Die Opposition hatte am Montag bereits vergeblich gefordert, Truss solle Rede und Antwort stehen. Dass die Premierministerin stattdessen ihren neuen Finanzminister Jeremy Hunt vorschickte und wortlos im Parlament zuhörte, wie er ihre erst kürzlich angekündigten Steuererleichterungen Stück für Stück rückgängig machte, brachte ihr Spott und Kritik ein.

Die 180-Grad-Wende in der Steuerpolitik galt als unausweichlich, nachdem die ohne Gegenfinanzierung vorgestellten Erleichterungen schwere Turbulenzen an den Finanzmärkten ausgelöst hatten. Ex-Finanzminister Kwasi Kwarteng musste deshalb seinen Stuhl räumen.

Auch wenn sich die Märkte inzwischen etwas beruhigt haben, gilt die Regierungschefin sechs Wochen nach ihrem Amtsantritt bereits als so gut wie erledigt. Einer Umfrage zufolge haben 80 Prozent der Briten eine negative Meinung von ihr. Mehr als die Hälfte der Mitglieder der Konservativen wünscht sich ihren Rücktritt.

Bei einer Kabinettssitzung am Dienstag räumte Truss ein, einen Fehler gemacht zu haben. Die Steuererleichterungen seien zu schnell gekommen und und zu weitgehend gewesen, sagte Truss einem Sprecher zufolge. Sie habe aber versichert, weiterhin vollkommen ihrer Wachstumsagenda verpflichtet zu sein. Ihrem Vorgänger Boris Johnson war mit starken Auftritten im Unterhaus in Krisenzeiten immer wieder der Befreiungsschlag gelungen. Truss jedoch gilt als rhetorisch nicht besonders begabt.

Neben ihrem eigenen Auftritt bei der als Prime Minister's Question Time bekannten Fragestunde (13 Uhr MESZ) dürfte viel Aufmerksamkeit auch das Mass an Unterstützung bekommen, das Truss von ihren Abgeordneten erhält. Die Tories, wie die Konservativen in Grossbritannien auch genannt werden, sind dafür bekannt, ihren Parteichefs bei Parlamentsdebatten lautstark beizupflichten. Bleibt das aus, würde das als Zeichen gewertet, dass sie an Rückhalt verloren haben.

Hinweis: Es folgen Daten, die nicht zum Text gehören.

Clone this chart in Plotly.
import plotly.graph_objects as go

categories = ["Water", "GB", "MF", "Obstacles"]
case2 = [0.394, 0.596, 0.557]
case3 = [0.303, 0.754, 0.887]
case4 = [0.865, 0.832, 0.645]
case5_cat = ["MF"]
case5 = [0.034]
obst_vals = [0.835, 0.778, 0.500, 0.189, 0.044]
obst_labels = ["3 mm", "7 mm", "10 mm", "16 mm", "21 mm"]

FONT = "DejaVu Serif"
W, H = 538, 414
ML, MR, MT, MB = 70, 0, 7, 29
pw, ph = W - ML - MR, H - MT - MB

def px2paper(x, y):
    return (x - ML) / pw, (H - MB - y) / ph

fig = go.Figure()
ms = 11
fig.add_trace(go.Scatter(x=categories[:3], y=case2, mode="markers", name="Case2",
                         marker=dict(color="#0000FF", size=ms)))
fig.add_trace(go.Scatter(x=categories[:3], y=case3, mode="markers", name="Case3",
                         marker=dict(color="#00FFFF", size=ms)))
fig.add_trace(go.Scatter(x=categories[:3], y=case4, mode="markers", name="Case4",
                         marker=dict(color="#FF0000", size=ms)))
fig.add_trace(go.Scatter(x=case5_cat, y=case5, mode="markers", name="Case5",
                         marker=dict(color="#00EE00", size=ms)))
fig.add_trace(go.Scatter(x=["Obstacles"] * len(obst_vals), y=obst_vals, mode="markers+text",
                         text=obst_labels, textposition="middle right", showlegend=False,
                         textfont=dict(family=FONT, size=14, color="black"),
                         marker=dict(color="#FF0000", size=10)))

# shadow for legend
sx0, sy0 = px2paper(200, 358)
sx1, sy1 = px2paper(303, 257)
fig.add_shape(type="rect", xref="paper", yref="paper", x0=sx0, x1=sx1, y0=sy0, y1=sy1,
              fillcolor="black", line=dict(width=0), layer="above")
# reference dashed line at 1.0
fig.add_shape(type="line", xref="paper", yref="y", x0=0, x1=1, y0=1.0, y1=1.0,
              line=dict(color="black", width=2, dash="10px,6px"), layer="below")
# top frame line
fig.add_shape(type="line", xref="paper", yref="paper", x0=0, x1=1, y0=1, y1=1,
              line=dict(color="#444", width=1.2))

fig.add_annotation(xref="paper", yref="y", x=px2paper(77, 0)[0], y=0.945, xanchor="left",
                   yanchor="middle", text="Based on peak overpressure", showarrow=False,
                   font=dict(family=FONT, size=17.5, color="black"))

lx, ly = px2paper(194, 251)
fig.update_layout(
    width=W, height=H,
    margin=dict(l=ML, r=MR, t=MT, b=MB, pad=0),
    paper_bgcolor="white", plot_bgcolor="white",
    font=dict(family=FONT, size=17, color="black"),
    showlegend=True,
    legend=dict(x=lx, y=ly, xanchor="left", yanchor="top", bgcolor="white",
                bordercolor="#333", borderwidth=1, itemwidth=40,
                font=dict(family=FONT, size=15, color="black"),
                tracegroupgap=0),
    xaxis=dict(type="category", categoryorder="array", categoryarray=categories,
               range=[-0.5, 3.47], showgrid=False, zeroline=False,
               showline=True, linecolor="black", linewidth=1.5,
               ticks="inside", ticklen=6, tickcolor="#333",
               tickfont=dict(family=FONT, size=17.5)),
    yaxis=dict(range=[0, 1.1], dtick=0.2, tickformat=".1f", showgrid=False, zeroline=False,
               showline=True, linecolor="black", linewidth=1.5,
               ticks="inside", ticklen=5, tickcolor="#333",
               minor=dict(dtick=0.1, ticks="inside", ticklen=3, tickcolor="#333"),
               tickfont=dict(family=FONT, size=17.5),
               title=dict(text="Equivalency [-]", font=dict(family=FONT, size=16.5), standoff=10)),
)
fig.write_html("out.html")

Fünf Abgeordnete ihrer Fraktion hatten inzwischen öffentlich die Ablösung von Truss gefordert. Viele weitere haben Medienberichten zufolge intern ihren Unmut geäussert. Erwartet wird aber, dass sich die konservative Fraktion vor einem Sturz der Premierministerin auf einen Nachfolgekandidaten einigen will, um ein weiteres zeitraubendes Auswahlverfahren mit Befragung der Parteimitglieder zu vermeiden.

Als Favorit gilt Ex-Finanzminister Rishi Sunak, der im Rennen um die Johnsons Nachfolge im Sommer gegen Truss unterlegen war. Ebenfalls als aussichtsreich gelten die für Parlamentsfragen zuständige Ministerin Penny Mordaunt und Verteidigungsminister Ben Wallace. Auch der heutige Finanzminister Hunt wird ins Spiel gebracht.